Autour de son réseau de petits commerces, de bars et d’écoles, une véritable tour de Babel a su se mettre en place de manière spontanée et inorganique. Jusqu’à présent, elle ne semblait  pas s’écrouler sous le poids des déséquilibres produits par la crise économique et le délitement social conséquent. Afin que ses citadins puissent participer activement à la vie de la ville, tous les documents produits par le conseil municipal doivent être traduits à une des 122 langues à la demande des citoyens.

Pourtant, cette réalité est vouée à la disparition. Le Secrétaire d’État pour les Administrations Locales, Eric Pickles, à proposé d’abolir cette mesure à partir du 10 juin 2013. Bien sûr que ces services de traduction ou d’interprétation peuvent se justifier pour des situations d’urgence, mais je crains que sa généralisation –issue d’une interprétation erronée du droit à l’égalité et des Droits de l’Homme- ne soit futile”, a-t-il déclaré à la presse.

Tout en avouant vouloir réduire les dépenses de l’administration publique locale, Pickles veut mettre en alerte contre une pratique qui pourrait démobiliser l’intégration des immigrants dans la communauté britannique. “La traduction systématique n’incite pas les gens à apprendre la langue anglaise, or c’est ce qui leur permettrait le mieux de progresser  et ce qui apporterait le plus de cohésion à la communauté.

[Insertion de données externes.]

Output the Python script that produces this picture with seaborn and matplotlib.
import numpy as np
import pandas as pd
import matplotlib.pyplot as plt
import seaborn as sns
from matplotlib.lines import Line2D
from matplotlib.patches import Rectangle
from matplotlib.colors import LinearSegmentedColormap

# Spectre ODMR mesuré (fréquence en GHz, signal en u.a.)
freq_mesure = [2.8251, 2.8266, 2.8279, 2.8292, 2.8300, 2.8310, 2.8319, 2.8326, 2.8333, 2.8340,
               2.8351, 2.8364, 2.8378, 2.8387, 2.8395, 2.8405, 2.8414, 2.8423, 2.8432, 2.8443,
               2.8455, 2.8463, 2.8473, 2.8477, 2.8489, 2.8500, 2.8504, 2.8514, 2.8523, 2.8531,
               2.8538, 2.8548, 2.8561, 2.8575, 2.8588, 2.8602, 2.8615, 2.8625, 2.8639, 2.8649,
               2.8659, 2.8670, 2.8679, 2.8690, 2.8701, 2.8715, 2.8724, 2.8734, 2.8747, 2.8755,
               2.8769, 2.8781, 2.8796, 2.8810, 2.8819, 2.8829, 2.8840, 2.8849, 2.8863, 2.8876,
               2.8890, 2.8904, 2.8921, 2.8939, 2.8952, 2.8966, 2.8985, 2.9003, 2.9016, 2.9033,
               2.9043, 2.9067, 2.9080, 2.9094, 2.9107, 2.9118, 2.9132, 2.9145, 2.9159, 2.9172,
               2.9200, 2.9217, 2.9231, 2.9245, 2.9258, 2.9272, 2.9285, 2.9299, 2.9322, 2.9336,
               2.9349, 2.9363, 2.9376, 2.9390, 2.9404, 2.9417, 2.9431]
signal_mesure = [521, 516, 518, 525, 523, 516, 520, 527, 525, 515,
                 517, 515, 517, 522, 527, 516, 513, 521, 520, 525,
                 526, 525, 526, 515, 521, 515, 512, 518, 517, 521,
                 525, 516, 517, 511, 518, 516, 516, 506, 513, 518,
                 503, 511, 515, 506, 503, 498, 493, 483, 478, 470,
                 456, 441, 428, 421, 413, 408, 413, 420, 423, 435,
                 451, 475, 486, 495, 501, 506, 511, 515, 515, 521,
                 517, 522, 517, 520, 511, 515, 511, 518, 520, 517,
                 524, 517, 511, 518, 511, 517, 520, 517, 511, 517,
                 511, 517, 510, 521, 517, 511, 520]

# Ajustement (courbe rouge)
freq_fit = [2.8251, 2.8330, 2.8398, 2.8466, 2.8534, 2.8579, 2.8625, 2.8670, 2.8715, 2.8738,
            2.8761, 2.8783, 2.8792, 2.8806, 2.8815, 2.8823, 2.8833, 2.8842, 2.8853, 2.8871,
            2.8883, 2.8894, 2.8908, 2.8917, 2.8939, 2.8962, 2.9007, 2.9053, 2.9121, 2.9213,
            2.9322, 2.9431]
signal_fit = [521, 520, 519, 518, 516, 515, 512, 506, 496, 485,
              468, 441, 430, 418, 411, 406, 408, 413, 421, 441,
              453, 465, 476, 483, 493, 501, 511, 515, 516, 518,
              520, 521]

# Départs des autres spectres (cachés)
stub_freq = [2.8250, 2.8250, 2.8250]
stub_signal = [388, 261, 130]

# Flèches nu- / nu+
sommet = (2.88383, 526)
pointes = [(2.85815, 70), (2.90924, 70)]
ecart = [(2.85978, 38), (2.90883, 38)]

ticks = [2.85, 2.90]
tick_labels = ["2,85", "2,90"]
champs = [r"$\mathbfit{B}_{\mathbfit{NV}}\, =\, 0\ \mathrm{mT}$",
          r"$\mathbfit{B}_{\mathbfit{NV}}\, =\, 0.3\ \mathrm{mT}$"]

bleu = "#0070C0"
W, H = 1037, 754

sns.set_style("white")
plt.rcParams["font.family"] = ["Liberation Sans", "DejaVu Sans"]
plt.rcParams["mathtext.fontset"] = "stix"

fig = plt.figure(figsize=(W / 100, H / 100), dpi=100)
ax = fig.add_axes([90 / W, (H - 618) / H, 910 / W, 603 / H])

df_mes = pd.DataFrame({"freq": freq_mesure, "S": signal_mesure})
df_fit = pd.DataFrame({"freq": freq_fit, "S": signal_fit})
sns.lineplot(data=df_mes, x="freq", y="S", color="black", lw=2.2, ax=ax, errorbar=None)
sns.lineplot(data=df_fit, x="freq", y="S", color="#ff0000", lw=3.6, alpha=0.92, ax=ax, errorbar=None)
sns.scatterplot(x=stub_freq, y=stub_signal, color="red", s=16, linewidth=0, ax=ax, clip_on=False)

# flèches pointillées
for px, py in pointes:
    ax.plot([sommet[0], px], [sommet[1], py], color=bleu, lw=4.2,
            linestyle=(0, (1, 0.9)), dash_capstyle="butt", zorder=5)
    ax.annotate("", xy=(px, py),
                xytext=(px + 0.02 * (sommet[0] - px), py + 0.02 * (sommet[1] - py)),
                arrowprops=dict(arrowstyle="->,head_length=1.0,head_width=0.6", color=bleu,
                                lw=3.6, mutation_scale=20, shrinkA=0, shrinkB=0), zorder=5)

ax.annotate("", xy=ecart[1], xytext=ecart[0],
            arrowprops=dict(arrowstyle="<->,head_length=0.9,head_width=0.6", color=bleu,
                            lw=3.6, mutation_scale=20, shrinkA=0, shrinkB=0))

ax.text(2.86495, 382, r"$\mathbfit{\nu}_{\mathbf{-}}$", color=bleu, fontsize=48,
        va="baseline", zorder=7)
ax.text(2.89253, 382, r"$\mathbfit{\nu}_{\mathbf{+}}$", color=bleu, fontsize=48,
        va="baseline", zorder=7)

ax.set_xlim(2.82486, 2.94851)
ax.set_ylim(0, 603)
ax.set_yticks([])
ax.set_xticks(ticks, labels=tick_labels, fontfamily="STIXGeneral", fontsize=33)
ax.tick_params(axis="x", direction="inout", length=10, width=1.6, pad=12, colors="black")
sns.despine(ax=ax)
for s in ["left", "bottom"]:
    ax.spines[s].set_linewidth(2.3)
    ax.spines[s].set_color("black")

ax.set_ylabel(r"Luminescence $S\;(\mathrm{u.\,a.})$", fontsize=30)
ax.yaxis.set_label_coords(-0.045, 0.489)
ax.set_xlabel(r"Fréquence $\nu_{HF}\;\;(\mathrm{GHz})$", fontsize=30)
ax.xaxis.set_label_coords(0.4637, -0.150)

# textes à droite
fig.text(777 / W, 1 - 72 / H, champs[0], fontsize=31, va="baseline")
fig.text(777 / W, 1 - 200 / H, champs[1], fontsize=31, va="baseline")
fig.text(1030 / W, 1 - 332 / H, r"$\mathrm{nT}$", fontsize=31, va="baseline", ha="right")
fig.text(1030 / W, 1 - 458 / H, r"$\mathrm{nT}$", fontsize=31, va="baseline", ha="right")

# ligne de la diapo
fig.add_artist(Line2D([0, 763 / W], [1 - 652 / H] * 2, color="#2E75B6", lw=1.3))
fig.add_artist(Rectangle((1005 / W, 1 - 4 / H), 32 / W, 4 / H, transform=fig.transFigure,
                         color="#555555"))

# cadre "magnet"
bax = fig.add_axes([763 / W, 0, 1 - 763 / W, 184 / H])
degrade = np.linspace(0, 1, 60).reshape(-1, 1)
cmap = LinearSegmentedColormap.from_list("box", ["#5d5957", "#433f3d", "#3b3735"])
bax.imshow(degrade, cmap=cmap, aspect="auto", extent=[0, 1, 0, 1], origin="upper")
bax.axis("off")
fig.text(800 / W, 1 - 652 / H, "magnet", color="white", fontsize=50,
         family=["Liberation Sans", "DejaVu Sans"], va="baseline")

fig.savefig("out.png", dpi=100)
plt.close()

Cet homme politique conservateur oublie que l’intégration des immigrants dans une communauté en Europe ne passe pas seulement par l’économie et l’interaction sociale, mais surtout par sa capacité de s’informer et de jouir de ses droits dès le jour ù il commence une activité économique. Le monolingüisme est un outil peu adapté aux exigences d’un monde global  où chaque coin de la planète doit ou peut tirer profit de son interconnexion aux autres contrées du monde.

En outre, Pickles n’explique pas que ce sont les premières générations d’immigrants, adultes et encombrées d’obstacles pour maîtriser entièrement une langue étrangère, celles qui ont le plus besoin des services de traduction et d’interprétation pour pouvoir s’intégrer à l’étranger. En revanche, pour les générations suivantes, le multilingüisme s’impose de manière naturelle, sans efforts de la part du reste de la communauté.